Years ago a parishioner who was not a Catholic but who was at Mass every Sunday with his family told me what he expected and hoped for from a Sunday sermon. He said ‘I want to be challenged even to take one step, even one baby step, beyond where I was when I walked into the church. I want to be challenged to be a better man, a better husband, a better father.
These series of teachings we hear in today’s gospel offer each one of us such a challenge. We hear these same challenges year after year, gospel reading after gospel reading. The question is have we accepted the challenge?
An eye for an eye, a tooth for a tooth was taught to prevent an individual wrong from developing into a tribal feud. Keep it one on one. But Jesus challenges us to not to respond in kind to any hurt or slight, but to be willing to work things out with people who abuse our good will, people who take advantage of us in business. Jesus challenges us to show those who wrong us cheat us that we will not be lowered to their level, that we and they are meant for better things. Are we willing to accept his challenge to move on and be free of the burdens of resentment and ill will?
Love your enemies and those who do you harm. That’s always been a hard one. Doesn’t ‘don’t get angry get even’ sound better? What do we gain by bearing grudges and resentments year after year?
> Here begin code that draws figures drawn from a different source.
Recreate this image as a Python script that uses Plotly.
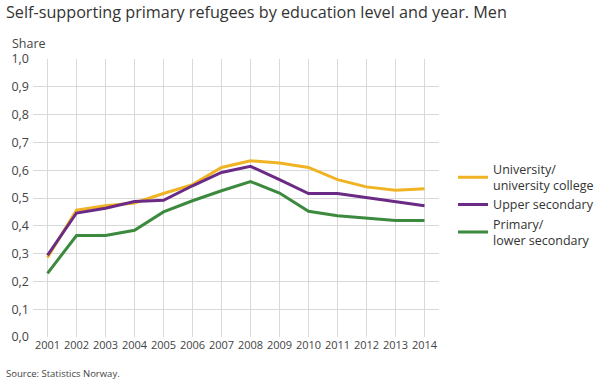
import plotly.graph_objects as go

years = [2001, 2002, 2003, 2004, 2005, 2006, 2007, 2008, 2009, 2010, 2011, 2012, 2013, 2014]
university = [0.286, 0.456, 0.472, 0.482, 0.516, 0.548, 0.610, 0.634, 0.626, 0.610, 0.566, 0.540, 0.528, 0.533]
upper_secondary = [0.294, 0.446, 0.463, 0.487, 0.492, 0.544, 0.592, 0.614, 0.566, 0.516, 0.516, 0.502, 0.486, 0.472]
primary = [0.229, 0.365, 0.365, 0.384, 0.450, 0.490, 0.526, 0.559, 0.518, 0.452, 0.436, 0.428, 0.419, 0.419]

series_names = ["University/<br>university college", "Upper secondary", "Primary/<br>lower secondary"]
series_values = [university, upper_secondary, primary]
colors = ["#F0B323", "#6A2A86", "#3B8A3E"]

fig = go.Figure()
for name, vals, c in zip(series_names, series_values, colors):
    fig.add_trace(go.Scatter(x=years, y=vals, name=name, mode="lines",
                             line=dict(color=c, width=3)))

fig.update_layout(
    width=610, height=385,
    margin=dict(l=33, r=170, t=59, b=48),
    paper_bgcolor="white", plot_bgcolor="white",
    font=dict(family="Open Sans", size=11, color="#444"),
    separators=",.",
    title=dict(text="Self-supporting primary refugees by education level and year. Men",
               xref="container", x=0.0098, xanchor="left",
               yref="container", y=0.969, yanchor="middle",
               font=dict(size=16.2, color="#333")),
    showlegend=True,
    legend=dict(x=1.032, y=0.475, xanchor="left", yanchor="middle",
                font=dict(size=12.5, color="#333"),
                bgcolor="rgba(0,0,0,0)"),
    xaxis=dict(tickmode="array", tickvals=years, ticktext=[str(y) for y in years],
               range=[2000.5, 2014.5], showgrid=True, gridcolor="#d9d9d9", gridwidth=1,
               zeroline=False, showline=False, ticks="", tickfont=dict(size=11, color="#444")),
    yaxis=dict(range=[0, 1.0], dtick=0.1, tickformat=".1f", showgrid=True,
               gridcolor="#d9d9d9", gridwidth=1, zeroline=False, showline=False,
               ticks="", ticklabelstandoff=3, tickfont=dict(size=12.5, color="#444")),
    annotations=[
        dict(text="Share", xref="paper", yref="paper", x=-0.0565, y=1.055,
             xanchor="left", yanchor="middle", showarrow=False,
             font=dict(size=12.5, color="#444")),
        dict(text="Source: Statistics Norway.", xref="paper", yref="paper",
             x=-0.0713, y=-0.133, xanchor="left", yanchor="middle", showarrow=False,
             font=dict(size=9.5, color="#444")),
    ],
)

fig.write_html("out.html", config={"displayModeBar": False},
               post_script="document.body.style.margin='0';")
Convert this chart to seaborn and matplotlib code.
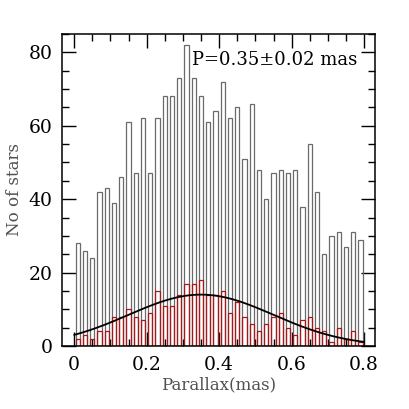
import numpy as np
import pandas as pd
import matplotlib.pyplot as plt
from matplotlib.ticker import MultipleLocator
import seaborn as sns

# parallax bins (left edges, mas), 0.02 wide
bin_left = [round(0.02 * i, 2) for i in range(40)]
bin_edges = [round(0.02 * i, 2) for i in range(41)]

# all stars per bin
all_counts = [28, 26, 24, 42, 43, 39, 46, 61, 47, 62,
              47, 62, 68, 68, 73, 82, 73, 68, 61, 64,
              72, 62, 65, 51, 66, 48, 40, 47, 48, 47,
              48, 38, 55, 42, 25, 30, 31, 27, 31, 29]

# selected stars per bin (red)
sel_counts = [2, 3, 2, 4, 4, 8, 8, 10, 8, 7,
              9, 15, 11, 11, 14, 17, 17, 18, 14, 14,
              15, 9, 12, 8, 6, 4, 6, 8, 9, 5,
              3, 7, 8, 5, 4, 1, 5, 2, 4, 1]

# gaussian fit
fit_mean = 0.35
fit_sigma = 0.20
fit_peak = 14.0

df = pd.DataFrame({'parallax': bin_left, 'all': all_counts, 'sel': sel_counts})

sns.set_theme(style="ticks")
plt.rcParams['font.family'] = ['DejaVu Serif']

fig = plt.figure(figsize=(4.09, 4.09), dpi=100)
ax = fig.add_axes([0.152, 0.154, 0.765, 0.763])

sns.histplot(data=df, x='parallax', weights='all', bins=bin_edges, shrink=0.6,
             fill=False, color='#6a6a6a', linewidth=0.9, ax=ax)
sns.histplot(data=df, x='parallax', weights='sel', bins=bin_edges, shrink=0.6,
             fill=False, color='#a81818', linewidth=0.9, ax=ax)

xs = np.linspace(0, 0.8, 200)
fit = pd.DataFrame({'x': xs, 'y': fit_peak * np.exp(-(xs - fit_mean) ** 2 / (2 * fit_sigma ** 2))})
sns.lineplot(data=fit, x='x', y='y', color='black', linewidth=1.3, ax=ax)

ax.text(0.325, 78, 'P=0.35±0.02 mas', fontsize=13, ha='left', va='center', color='black')

ax.set_xlim(-0.033, 0.83)
ax.set_ylim(0, 85)
ax.xaxis.set_major_locator(MultipleLocator(0.2))
ax.xaxis.set_minor_locator(MultipleLocator(0.05))
ax.yaxis.set_major_locator(MultipleLocator(20))
ax.yaxis.set_minor_locator(MultipleLocator(5))
ax.set_xticks([0, 0.2, 0.4, 0.6, 0.8])
ax.set_xticklabels(['0', '0.2', '0.4', '0.6', '0.8'])
ax.tick_params(which='both', direction='in', top=True, right=True, width=1,
               color='black', labelcolor='black')
ax.tick_params(which='major', length=10, labelsize=13.5, pad=7)
ax.tick_params(which='minor', length=5)
for s in ax.spines.values():
    s.set_linewidth(1.1)
    s.set_color('black')

ax.set_xlabel('Parallax(mas)', fontsize=12, color='#505050', labelpad=2)
ax.set_ylabel('No of stars', fontsize=12, color='#505050', labelpad=4)

fig.savefig('out.png', dpi=100)
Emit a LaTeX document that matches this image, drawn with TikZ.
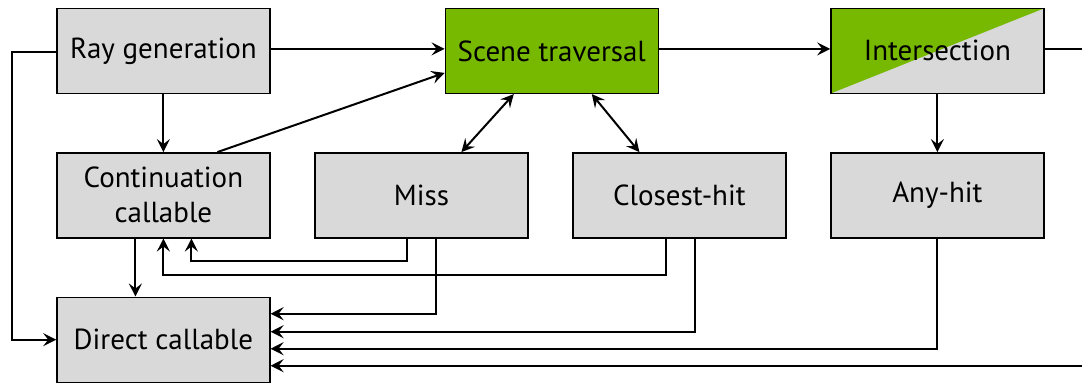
\documentclass[tikz,border=0pt]{standalone}
\usepackage{fontspec}
\setmainfont{PT Sans}
\usetikzlibrary{matrix, positioning, arrows.meta}
\definecolor{nvgreen}{HTML}{76B900}
\definecolor{boxgray}{HTML}{D9D9D9}
\tikzset{
  stage/.style = {draw, line width=1.4pt, fill=boxgray, minimum width=213pt,
    minimum height=85pt, align=center, font=\fontsize{29}{35}\selectfont},
  hwstage/.style = {stage, fill=nvgreen},
  splitstage/.style = {stage, path picture={
      \fill[nvgreen] (path picture bounding box.south west) --
        (path picture bounding box.north west) --
        (path picture bounding box.north east) -- cycle;}},
  link/.style = {line width=2pt, -{Stealth[length=13pt,width=13pt,inset=5pt]}},
  dlink/.style = {line width=2pt, {Stealth[length=13pt,width=13pt,inset=5pt]}-{Stealth[length=13pt,width=13pt,inset=5pt]}},
}
\begin{document}
\begin{tikzpicture}[x=1pt, y=1pt]
\useasboundingbox (0,0) rectangle (1082,-383);
\matrix (m) [column sep = 43.6pt, row sep = 58pt, inner sep=0pt, anchor=north west] at (56,-7.5) {
\node[stage](raygen){Ray generation}; & & & \node[splitstage](isect){Intersection}; \\
\node[stage](cont){Continuation\\callable}; & \node[stage](miss){Miss}; & \node[stage](closest){Closest-hit}; & \node[stage](anyhit){Any-hit}; \\
\node[stage](direct){Direct callable}; & & & \\
};
\node[hwstage, right=174pt of raygen](scene){Scene traversal};
% top row
\draw[link] ([yshift=2pt]raygen.east) -- ([yshift=2pt]scene.west);
\draw[link] ([yshift=2pt]scene.east) -- ([yshift=2pt]isect.west);
\draw[link] (raygen.south) -- (cont.north);
\draw[link] ([xshift=54pt]cont.north) -- ([yshift=-22pt]scene.west);
\draw[dlink] ([xshift=-38pt]scene.south) -- ([xshift=40pt]miss.north);
\draw[dlink] ([xshift=40pt]scene.south) -- ([xshift=-40pt]closest.north);
\draw[link] (isect.south) -- (anyhit.north);
% returns
\draw[link] ([yshift=-1pt]raygen.west) -- ++(-44,0) |- (direct.west);
\draw[link] ([xshift=-28pt]cont.south) -- ([xshift=-28pt]direct.north);
\draw[link] ([xshift=-14pt]miss.south) -- ++(0,-22) -| ([xshift=28pt]cont.south);
\draw[link] ([xshift=-13pt]closest.south) -- ++(0,-36) -| (cont.south);
\draw[link] ([xshift=15pt]miss.south) |- ([yshift=26pt]direct.east);
\draw[link] ([xshift=16pt]closest.south) |- ([yshift=8pt]direct.east);
\draw[link] (anyhit.south) |- ([yshift=-9pt]direct.east);
\draw[link] ([yshift=2pt]isect.east) -- ++(60,0) |- ([yshift=-26pt]direct.east);
\end{tikzpicture}
\end{document}
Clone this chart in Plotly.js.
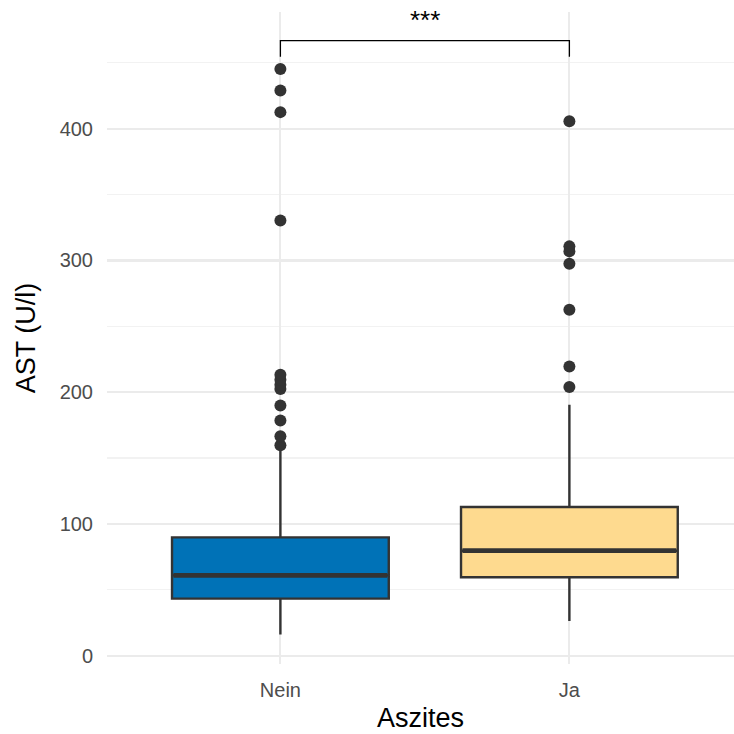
<!DOCTYPE html>
<html>
<head>
<meta charset="utf-8">
<script src="https://cdn.plot.ly/plotly-3.0.1.min.js"></script>
<style>html,body{margin:0;padding:0;background:#fff;}#chart{width:734px;height:734px;}</style>
</head>
<body>
<div id="chart"></div>
<script>
// ---- data ----
const categories = ["Nein", "Ja"];
const categoryPos = [1, 2];
const q1Values = [43.3, 59.5];
const medianValues = [61.0, 79.7];
const q3Values = [89.8, 112.9];
const lowerWhisker = [16.0, 26.3];
const upperWhisker = [157.0, 190.5];
const outliersNein = [159.8, 166.5, 178.6, 190.0, 202.4, 205.7, 209.5, 213.3, 330.4, 412.6, 429.1, 445.3];
const outliersJa = [203.9, 219.6, 262.6, 297.5, 306.9, 310.7, 405.6];
const bracketTop = 466.8;
const bracketTickBottom = 454.6;
const bracketLabel = "***";

const fillColors = ["#0072B7", "#FEDA8F"];
const dark = "#333333";
const boxWidth = 0.75;
const fontFam = "Liberation Sans, Arial, sans-serif";

const traces = [];
categories.forEach((c, i) => {
  traces.push({
    type: "box",
    name: c,
    x: [categoryPos[i]],
    q1: [q1Values[i]],
    median: [medianValues[i]],
    q3: [q3Values[i]],
    lowerfence: [lowerWhisker[i]],
    upperfence: [upperWhisker[i]],
    width: boxWidth,
    fillcolor: fillColors[i],
    line: {color: dark, width: 2.4},
    whiskerwidth: 0,
    boxpoints: false,
    hoverinfo: "skip"
  });
  // thicker median line (ggplot style)
  traces.push({
    type: "scatter", mode: "lines",
    x: [categoryPos[i] - boxWidth / 2 + 0.005, categoryPos[i] + boxWidth / 2 - 0.005],
    y: [medianValues[i], medianValues[i]],
    line: {color: dark, width: 4.8},
    hoverinfo: "skip"
  });
});
const outlierSets = [outliersNein, outliersJa];
outlierSets.forEach((vals, i) => {
  traces.push({
    type: "scatter", mode: "markers",
    x: vals.map(() => categoryPos[i]),
    y: vals,
    marker: {color: dark, size: 12},
    hoverinfo: "skip"
  });
});
// significance bracket
traces.push({
  type: "scatter", mode: "lines",
  x: [categoryPos[0], categoryPos[0], categoryPos[1], categoryPos[1]],
  y: [bracketTickBottom, bracketTop, bracketTop, bracketTickBottom],
  line: {color: "#000000", width: 1.3},
  hoverinfo: "skip"
});

const layout = {
  width: 734, height: 734,
  margin: {l: 107, r: 0, t: 12, b: 70},
  paper_bgcolor: "#ffffff", plot_bgcolor: "#ffffff",
  showlegend: false,
  font: {family: fontFam, color: "#4D4D4D"},
  xaxis: {
    range: [0.4, 2.5696],
    tickvals: categoryPos,
    ticktext: categories,
    showgrid: true, gridcolor: "#EBEBEB", gridwidth: 2.2,
    zeroline: false, showline: false, ticks: "",
    tickfont: {size: 20, color: "#4D4D4D"},
    ticklabelstandoff: 12,
    title: {text: "Aszites", font: {size: 27, color: "#000000"}, standoff: 8}
  },
  yaxis: {
    range: [-6.3, 488.6],
    tickvals: [0, 100, 200, 300, 400],
    showgrid: true, gridcolor: "#EBEBEB", gridwidth: 2.2,
    minor: {tickvals: [50, 150, 250, 350, 450], showgrid: true, gridcolor: "#F2F2F2", gridwidth: 1.2},
    zeroline: false, showline: false, ticks: "",
    tickfont: {size: 20, color: "#4D4D4D"},
    ticklabelstandoff: 13,
    title: {text: "AST (U/l)", font: {size: 27, color: "#000000"}, standoff: 16}
  },
  annotations: [{
    x: (categoryPos[0] + categoryPos[1]) / 2, y: bracketTop,
    xref: "x", yref: "y",
    text: bracketLabel, showarrow: false,
    yanchor: "bottom", yshift: 4,
    font: {size: 26, color: "#000000", family: fontFam}
  }]
};

Plotly.newPlot("chart", traces, layout, {displayModeBar: false, staticPlot: true});
</script>
</body>
</html>
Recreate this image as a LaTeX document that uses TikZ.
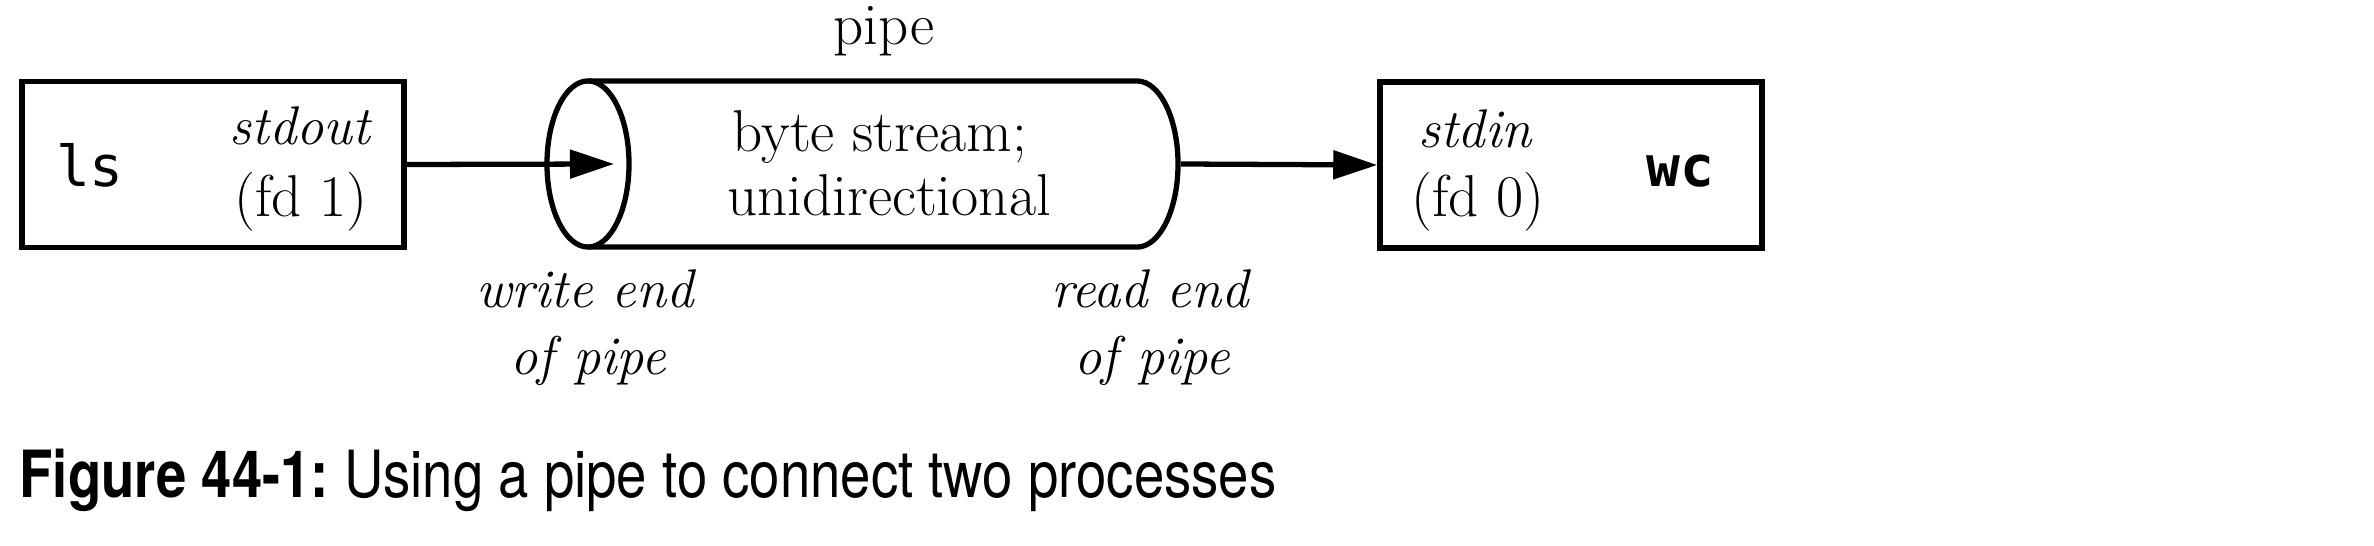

I forget who is supposed to have said, ‘I destroy my enemies by making them my friends. Can we take even a baby step and move beyond our grudges and memories of past hurts that only wear down and even wear us out? Aren’t we meant for better things?
Be prefect as your heavenly father is perfect. The word perfect for us means faultless. This we are not. Our heavenly father makes his sun rise on the evil and on the good and sends his rain on the righteous and the unrighteous.
The same sun shines on all of us, the same rain falls on all of us the difference is in how we accept these gifts of sun and rain. Think of communities hit by what we call natural disasters – we see neighbourhoods wiped out by floods or tornados. Homes are destroyed, livelihoods wiped out, good people killed or seriously injured. In the midst of all this we see neighbour helping neighbour, stranger being there for stranger. These things can and often do, bring out the best in people.
Jesus’s Sermon on the Mount is a challenge to each one of us to take the road less travelled. The less travelled road is a road so different from the one we so often walk that leads to getting even, getting back at those who have wronged us, a road on which we don’t forgive and we don’t forget.
Will we that take the road that leads us to a life of loving and forgiving those who have wronged us in any way. A road less travelled on which we meet and can care for the poor, hungry, homeless of our own little worlds. This less travelled road brings us into the kingdom of God and fellow ship with Jesus our Christ. The question for all of us is, are we willing to take that one step along this road that moves us beyond where we were and who we were when we came to Mass this morning?